Climbing High (1938)
10/10
One of the wackiest screwball comedies ever.
11 January 2024
Warning: Spoilers
Some viewers might find this British farce a bit too much, a trifle too silly for their tastes, loud and frantic. But for others, it's going to create painful stomach problems from the hard laughter it creates, that once they get settled into the silly mood and deal with endless over-the-top fast talking, highly winded sequences (one literally), it may end up going on their lists of comedy classics to watch over and over again.

While she gets a musical number out of somewhere turning a piece of classical music into delightful schtick (a piece of music also utilized for fun as a speciality for an old woman singing like a chicken in "Every Night at Eight" and another warbling it on roller skates in "Broadway Melody of 1940"), for the most part, this is a non-singing and dancing Jessie Matthews. She's a struggling model who meets wealthy Michael Redgrave, posing as a commoner because she believes the rich to be useless.

Already engaged to a broke, titled aristocrat, Redgrave enjoys playing "down". The highlight is a lengthy wind machine bit of slapstick (that goes on for five minutes) where old men end up with bras flying onto their chests and sticking, whip cream storming over everyone in a crowd, and another man covered in plaster and other debris.

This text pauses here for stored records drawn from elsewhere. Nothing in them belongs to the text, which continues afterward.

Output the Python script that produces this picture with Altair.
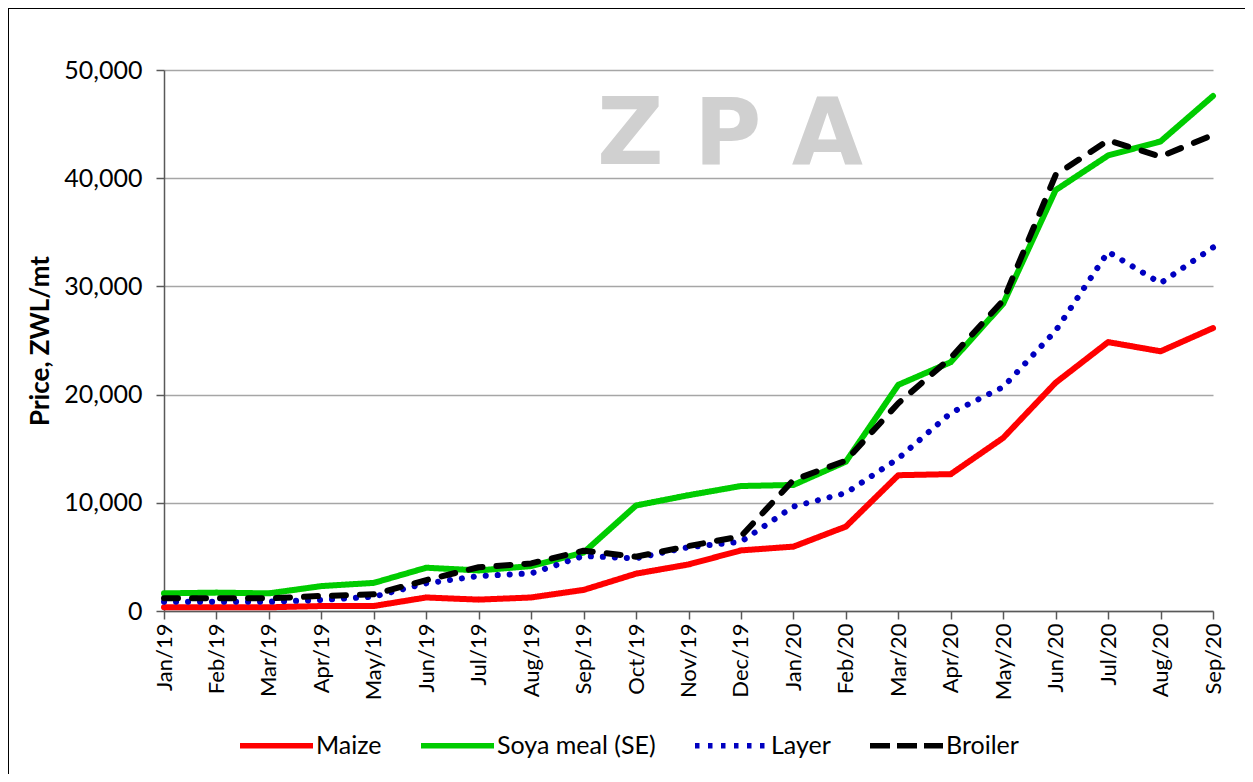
import altair as alt
import pandas as pd

months = ["Jan/19", "Feb/19", "Mar/19", "Apr/19", "May/19", "Jun/19", "Jul/19",
          "Aug/19", "Sep/19", "Oct/19", "Nov/19", "Dec/19", "Jan/20", "Feb/20",
          "Mar/20", "Apr/20", "May/20", "Jun/20", "Jul/20", "Aug/20", "Sep/20"]

maize = [340, 340, 340, 460, 460, 1250, 1050, 1250, 1950, 3450, 4300, 5600,
         5950, 7800, 12550, 12650, 16000, 21100, 24850, 24000, 26150]
soya = [1630, 1700, 1630, 2300, 2600, 4000, 3750, 4150, 5400, 9750, 10700, 11550,
        11650, 13800, 20900, 23000, 28400, 38900, 42100, 43400, 47600]
layer = [860, 860, 860, 1020, 1320, 2560, 3230, 3480, 5080, 4870, 5900, 6400,
         9650, 10900, 14100, 18300, 20700, 25900, 33200, 30300, 33600]
broiler = [1170, 1170, 1170, 1390, 1540, 2860, 4040, 4400, 5570, 5020, 6000, 6900,
           12100, 13900, 19200, 23400, 28700, 40300, 43500, 42000, 44000]

series = ["Maize", "Soya meal (SE)", "Layer", "Broiler"]
colors = ["#ff0000", "#00cc00", "#0000c0", "#000000"]
line_dashes = [[1, 0], [1, 0], [0.1, 11.9], [14, 14]]
legend_dashes = [[1, 0], [1, 0], [4.5, 8.5], [20, 7]]
y_ticks = [0, 10000, 20000, 30000, 40000, 50000]

rows = []
for name, vals in zip(series, [maize, soya, layer, broiler]):
    for m, v in zip(months, vals):
        rows.append({"month": m, "series": name, "price": v})
df = pd.DataFrame(rows)

FONT = "Lato"

legend = alt.Legend(
    title=None, orient="none", legendX=73, legendY=636, direction="horizontal",
    symbolType="stroke", symbolSize=5329, symbolStrokeWidth=5.5,
    labelFont=FONT, labelFontSize=25, labelColor="#000000",
    columnPadding=28, labelOffset=0,
)

x_enc = alt.X("month:O", sort=months, scale=alt.Scale(padding=0),
              axis=alt.Axis(title=None, labelAngle=270, labelFont=FONT, labelFontSize=22,
                            labelColor="#000000", tickSize=8, tickColor="#595959",
                            domainColor="#595959", domainWidth=1.5, tickWidth=1.5,
                            labelPadding=4))
y_enc = alt.Y("price:Q", scale=alt.Scale(domain=[0, 50000], nice=False),
              axis=alt.Axis(values=y_ticks, format=",.0f", title="Price, ZWL/mt",
                            grid=True, gridColor="#a6a6a6", gridWidth=1.5,
                            domainColor="#595959", domainWidth=1.5, tickColor="#595959",
                            tickWidth=1.5, tickSize=8, labelFont=FONT, labelFontSize=25,
                            labelColor="#000000", labelPadding=14,
                            titleFont=FONT, titleFontSize=26, titleFontWeight="bold",
                            titleColor="#000000", titlePadding=10))

lines = alt.Chart(df).mark_line(strokeWidth=6, strokeCap="round", strokeJoin="round").encode(
    x=x_enc, y=y_enc,
    color=alt.Color("series:N", scale=alt.Scale(domain=series, range=colors), legend=None),
    strokeDash=alt.StrokeDash("series:N", scale=alt.Scale(domain=series, range=line_dashes), legend=None),
)

legend_layer = alt.Chart(df).transform_filter("false").mark_line(strokeWidth=6).encode(
    x=alt.X("month:O", sort=months, scale=alt.Scale(padding=0)),
    y=alt.Y("price:Q"),
    color=alt.Color("series:N", scale=alt.Scale(domain=series, range=colors), legend=legend),
    strokeDash=alt.StrokeDash("series:N", scale=alt.Scale(domain=series, range=legend_dashes), legend=legend),
)

wm = alt.Chart(pd.DataFrame({"t": ["Z\u2004P\u2004A"]})).mark_text(
    font="DejaVu Sans", fontWeight="bold", fontSize=92, color="#d0d0d0",
    align="center", baseline="middle"
).encode(x=alt.value(566), y=alt.value(66), text="t:N")

frame = alt.Chart(pd.DataFrame({"a": [0]})).mark_rect(
    fill="#ffffff", fillOpacity=0, stroke="#000000", strokeWidth=2
).encode(x=alt.value(-156), x2=alt.value(1130), y=alt.value(-62), y2=alt.value(760))

chart = alt.layer(frame, wm, lines, legend_layer).resolve_scale(
    color="independent", strokeDash="independent"
).properties(
    width=1049, height=541,
    autosize=alt.AutoSizeParams(type="none"),
    padding={"left": 156, "top": 62, "right": 32, "bottom": 163},
).configure_view(strokeWidth=0)

chart.save("out.html", embed_options={"renderer": "svg", "actions": False})
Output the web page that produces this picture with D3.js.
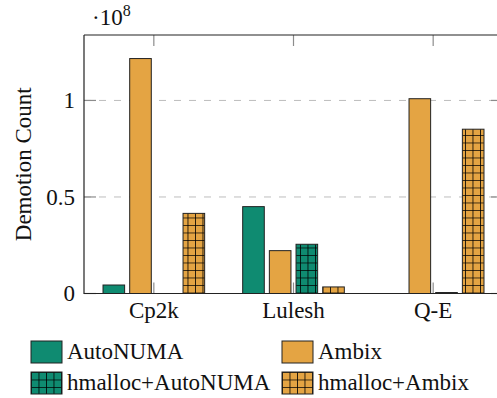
<!DOCTYPE html>
<html>
<head>
<meta charset="utf-8">
<script src="https://cdn.jsdelivr.net/npm/d3@7"></script>
<style>
  body { margin: 0; background: #fff; }
</style>
</head>
<body>
<div id="chart"></div>
<script>
// Data
const benchmarks = ["Cp2k", "Lulesh", "Q-E"]
const series = ["AutoNUMA", "Ambix", "hmalloc+AutoNUMA", "hmalloc+Ambix"]
// values in units of 10^8, null = no bar drawn
const autonuma = [0.044, 0.45, 0.0]
const ambix = [1.217, 0.222, 1.009]
const hmAutonuma = [null, 0.255, 0.005]
const hmAmbix = [0.415, 0.034, 0.851]
const yTicks = [0, 0.5, 1]
const yTickLabels = ["0", "0.5", "1"]

const values = [autonuma, ambix, hmAutonuma, hmAmbix]
const teal = "#0f8b71", orange = "#e4a443"
const fills = [teal, orange, "url(#gridTeal)", "url(#gridOrange)"]
const fontSize = 23

const width = 497, height = 398
const margin = { top: 35, left: 84, right: -6, bottom: 104.5 }
const innerTop = margin.top, innerBottom = height - margin.bottom
const innerLeft = margin.left, innerRight = width - margin.right

const svg = d3.select("#chart").append("svg")
  .attr("width", width)
  .attr("height", height)
  .attr("font-family", "Liberation Serif")

// patterns for hmalloc bars
const defs = svg.append("defs")
function makeGrid(id, color) {
  const p = defs.append("pattern")
    .attr("id", id)
    .attr("patternUnits", "userSpaceOnUse")
    .attr("width", 7.5).attr("height", 7.5)
  p.append("rect").attr("width", 7.5).attr("height", 7.5).attr("fill", color)
  p.append("path").attr("d", "M0,0H7.5M0,0V7.5")
    .attr("stroke", "#000").attr("stroke-width", 1.6)
}
makeGrid("gridTeal", teal)
makeGrid("gridOrange", orange)

// Scales
const x = d3.scaleBand()
  .domain(benchmarks)
  .range([innerLeft, innerRight])

const y = d3.scaleLinear()
  .domain([0, 1.339])
  .range([innerBottom, innerTop])

const groupSpan = 106.7
const xs = d3.scaleBand()
  .domain(series)
  .range([-groupSpan / 2, groupSpan / 2])
  .paddingInner(0.19)
  .paddingOuter(0.095)

// Grid lines
svg.append("g").selectAll("line")
  .data(yTicks.filter(d => d > 0))
  .join("line")
  .attr("x1", innerLeft).attr("x2", innerRight)
  .attr("y1", d => y(d)).attr("y2", d => y(d))
  .attr("stroke", "#bdbdbd")
  .attr("stroke-width", 1)
  .attr("stroke-dasharray", "7,8")

// Ticks (inside, gray)
const tickG = svg.append("g").attr("stroke", "#8c8c8c").attr("stroke-width", 1.2)
yTicks.forEach(t => {
  tickG.append("line").attr("x1", innerLeft).attr("x2", innerLeft + 12)
    .attr("y1", y(t)).attr("y2", y(t))
  tickG.append("line").attr("x1", innerRight).attr("x2", innerRight - 12)
    .attr("y1", y(t)).attr("y2", y(t))
})
benchmarks.forEach(b => {
  const cx = x(b) + x.bandwidth() / 2
  tickG.append("line").attr("x1", cx).attr("x2", cx)
    .attr("y1", innerTop).attr("y2", innerTop + 11)
  tickG.append("line").attr("x1", cx).attr("x2", cx)
    .attr("y1", innerBottom).attr("y2", innerBottom - 11)
})

// Bars
series.forEach((s, i) => {
  svg.append("g").selectAll("rect")
    .data(benchmarks.map((b, j) => ({ b: b, v: values[i][j] })).filter(d => d.v !== null))
    .join("rect")
    .attr("x", d => x(d.b) + x.bandwidth() / 2 + xs(s))
    .attr("width", xs.bandwidth())
    .attr("y", d => y(d.v))
    .attr("height", d => y(0) - y(d.v))
    .attr("fill", fills[i])
    .attr("stroke", "#222")
    .attr("stroke-width", 1)
})

// Axis box
svg.append("path")
  .attr("d", `M${innerLeft},${innerTop}H${innerRight}M${innerLeft},${innerTop}V${innerBottom}H${innerRight}`)
  .attr("fill", "none")
  .attr("stroke", "#222")
  .attr("stroke-width", 1.2)

// Y tick labels
svg.append("g").selectAll("text")
  .data(yTicks)
  .join("text")
  .attr("x", 75)
  .attr("y", d => y(d))
  .attr("dy", "0.33em")
  .attr("text-anchor", "end")
  .attr("font-size", fontSize)
  .attr("fill", "#111")
  .text((d, i) => yTickLabels[i])

// Exponent label
const expo = svg.append("text").attr("x", 92).attr("y", 25)
  .attr("font-size", fontSize).attr("fill", "#111")
expo.append("tspan").text("·10")
expo.append("tspan").attr("dy", -9).attr("font-size", 16).text("8")

// X labels
svg.append("g").selectAll("text")
  .data(benchmarks)
  .join("text")
  .attr("x", d => x(d) + x.bandwidth() / 2)
  .attr("y", 318)
  .attr("text-anchor", "middle")
  .attr("font-size", fontSize)
  .attr("fill", "#111")
  .text(d => d)

// Y label
svg.append("text")
  .attr("transform", `translate(31,${(innerTop + innerBottom) / 2}) rotate(-90)`)
  .attr("text-anchor", "middle")
  .attr("font-size", fontSize)
  .attr("fill", "#111")
  .text("Demotion Count")

// Legend
const legendPos = [[31, 341], [282, 341], [31, 372], [282, 372]]
series.forEach((s, i) => {
  const g = svg.append("g").attr("transform", `translate(${legendPos[i][0]},${legendPos[i][1]})`)
  g.append("rect").attr("width", 31).attr("height", 22)
    .attr("fill", fills[i]).attr("stroke", "#222").attr("stroke-width", 1)
  g.append("text").attr("x", 36).attr("y", 18).attr("font-size", fontSize)
    .attr("fill", "#111").text(s)
})
</script>
</body>
</html>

A ton of wacky supporting characters whom the audience should find the pleasure of discovering themselves. Probably the best British comedy of the 30's with a ton of pleasures, but painkillers required for when it's over. Definitely a triumph for the young director Carol Reed who would deservedly become a legend. Top notch special effects and photography, sublimely edited to outrageous perfection.